Nobody else out there sounds like System Of A Down, nobody out there could sound like System Of A Down and I wonder if it is because of that the band never really seem to get the love they should. Maybe it is why folk occasionally lump them in with the evil twins of all that is despicable and wrong, nu-metal and rap metal.

The band’s extraordinary range and their often oblique lyrical take on politics sets them way apart from their peers, it has more in common with various 60’s subversives like the Fugs and Zappa (in non-smut mode) than anything more contemporary. Toxicity is a great way to dive into the deep end of their oeuvre.

Listening to it again a few times recently I am struck again and again by just how heavy an LP Toxicity is, released a week before 9/11 this is unsurprising. Imagine what they could sound like now in our fractured times? their music perfectly matching our more splintered, ADHD inflected discourse. Time to grab hold of your tapeworms and pull folks!

Pull the tapeworm out of your ass, Hey!
Pull the tapeworm out of your ass, Hey!
Pull the tapeworm out of your ass, Hey!
Pull the tapeworm out of me...

1131 Down.

PS: Chop Suey!

**SOAD were a right bunch of SODS on that front, I think their first were the very limited picture disc versions of Mesmerize and Hypnotize in 2005.

^yeah, I know, 3 favourite tracks today and counting; Toxicity is just that kind of LP where every track that comes on is my favourite^^

^^PJ Harvey To Bring You My Love is the other album that always does that to me too.

24 thoughts on “Pull The Tapeworm Out Of Your Ass!

  1. This is a belter. Would never have guessed this would be on your shelf! Great write up too (again). They were one of those bands that got tossed into that nu metal thing, but rather unfairly – definitely way more to them. This is my favourite of theirs.

    1. I genuinely love every second of music they’ve put out. If there was any justice they’d have their own rollercoasters not Aerosmith.

  2. Yup! I’m in for more. Usually the vocals in the “evil twins” sound like some kind of big nasty animal trying to cough up a lung. Not Serj. Also like the “cauldron” thing. Im stealing that for personal use in all things CB not just music related.

    1. Seek has got the most incredible voice, 4 octaves I think they measured it as. As someone who can hit 2 notes maximum, I can appreciate that.

  3. This is one of those bands I think I’ve heard enough of. If I hear a track now and again in a mix that’s plenty for me.

  4. Toxicity was one of the first rock records I ever bought! It was a gateway of sorts into the genre for me as a teenager and I still love it. It’s a very strong record, like you said.

    Oh, and To Bring You My Love is absolutely awesome.
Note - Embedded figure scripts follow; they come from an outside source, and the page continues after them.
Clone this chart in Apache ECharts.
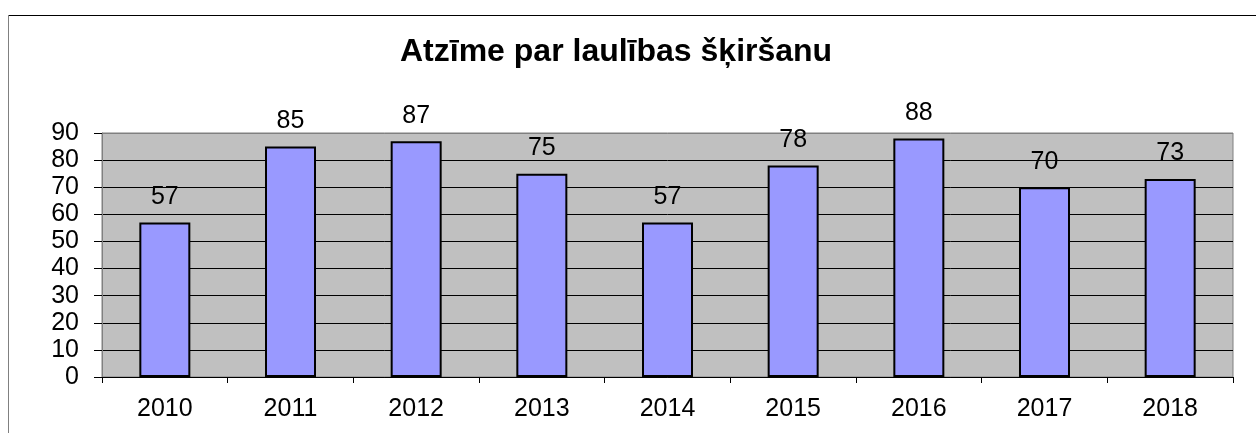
<!DOCTYPE html>
<html>
<head>
<meta charset="utf-8">
<script src="https://cdn.jsdelivr.net/npm/echarts@6/dist/echarts.min.js"></script>
<style>html,body{margin:0;padding:0;background:#fff}#c{width:1256px;height:433px}</style>
</head>
<body>
<div id="c"></div>
<script>
const titleText = 'Atzīme par laulības šķiršanu';
const years = ['2010','2011','2012','2013','2014','2015','2016','2017','2018'];
const values = [57, 85, 87, 75, 57, 78, 88, 70, 73];
const yMin = 0, yMax = 90, yStep = 10;

const FONT = '"Liberation Sans", Arial, sans-serif';
const chart = echarts.init(document.getElementById('c'), null, {renderer: 'canvas'});
const gridColors = [];
for (let v = yMin; v <= yMax; v += yStep) gridColors.push(v === yMax ? '#808080' : '#000000');

chart.setOption({
  animation: false,
  backgroundColor: '#ffffff',
  title: {
    text: titleText,
    left: 400,
    top: 36,
    padding: 0,
    textStyle: {fontFamily: FONT, fontSize: 32, fontWeight: 'bold', color: '#000'}
  },
  graphic: [
    {type: 'line', shape: {x1: 8, y1: 15.5, x2: 1256, y2: 15.5}, style: {stroke: '#000', lineWidth: 1}, silent: true},
    {type: 'line', shape: {x1: 8.5, y1: 15, x2: 8.5, y2: 433}, style: {stroke: '#808080', lineWidth: 1}, silent: true}
  ],
  grid: {
    left: 102, right: 23, top: 133, bottom: 56,
    show: true, backgroundColor: '#c0c0c0', borderColor: '#808080', borderWidth: 1
  },
  xAxis: {
    type: 'category',
    data: years,
    boundaryGap: true,
    axisLine: {show: true, lineStyle: {color: '#000', width: 1}},
    axisTick: {show: true, length: 6, lineStyle: {color: '#000'}},
    axisLabel: {margin: 20, fontFamily: FONT, fontSize: 25, color: '#000'},
    splitLine: {show: false}
  },
  yAxis: {
    type: 'value',
    min: yMin, max: yMax, interval: yStep,
    axisLine: {show: true, lineStyle: {color: '#808080', width: 1}},
    axisTick: {show: true, length: 8, lineStyle: {color: '#000'}},
    axisLabel: {margin: 23, fontFamily: FONT, fontSize: 25, color: '#000'},
    splitLine: {show: true, lineStyle: {color: gridColors, width: 1}}
  },
  series: [{
    type: 'bar',
    data: values,
    barWidth: 51,
    itemStyle: {color: '#9999ff', borderColor: '#000', borderWidth: 2},
    label: {
      show: true, position: 'top', distance: 13,
      fontFamily: FONT, fontSize: 25, color: '#000'
    }
  }]
});
</script>
</body>
</html>
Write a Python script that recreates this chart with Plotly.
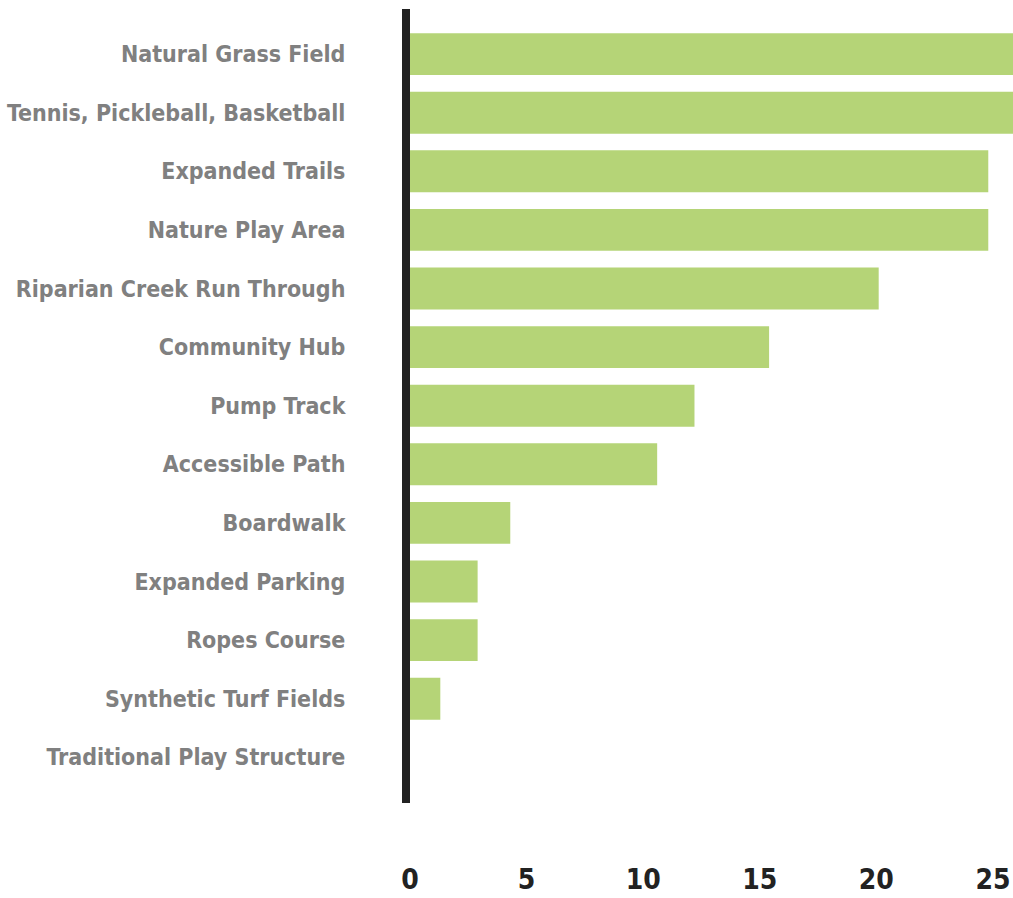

It’s my favorite release by PJ. An absolute masterpiece.

  5. “Nobody else out there sounds like System Of A Down”

    I always thought they were one of several Faith No More inspired bands that became big in their absence, to be honest. Incubus and Korn being two others. But I do like this album and I owned two copies at one point. I still own one.

    1. Okay, okay, so you’re not really a smelly boob face – I take that back.

      They love FNM and were influenced by them but I think SOAD built on that and ratcheted it up a notch, or two, in terms of heaviness and jerkinessosity. I’d say they’ve never done anything that could compare with Angel Dust as an LP, but who has? (Faster Pussycat aside, obvs).

      Never liked Korn much, there’s something about their sound that rubs my fur up the wrong way.

      1. Interviewing Roddy Bottum was a highlight of my life.

        I don’t care for Korn either. But I loooove corn. I want to go to Cornwall.

      1. As already said: the style doesn’t match my taste in music. I like the title track best. Apart from that, I’m more impressed by the political and critical lyrics.

  6. I don’t stray down to the heavier end of rock’s periodic table so often these days, but I flick and flock you not, this review makes that journey sound quite appealing. Apart from the tapeworms.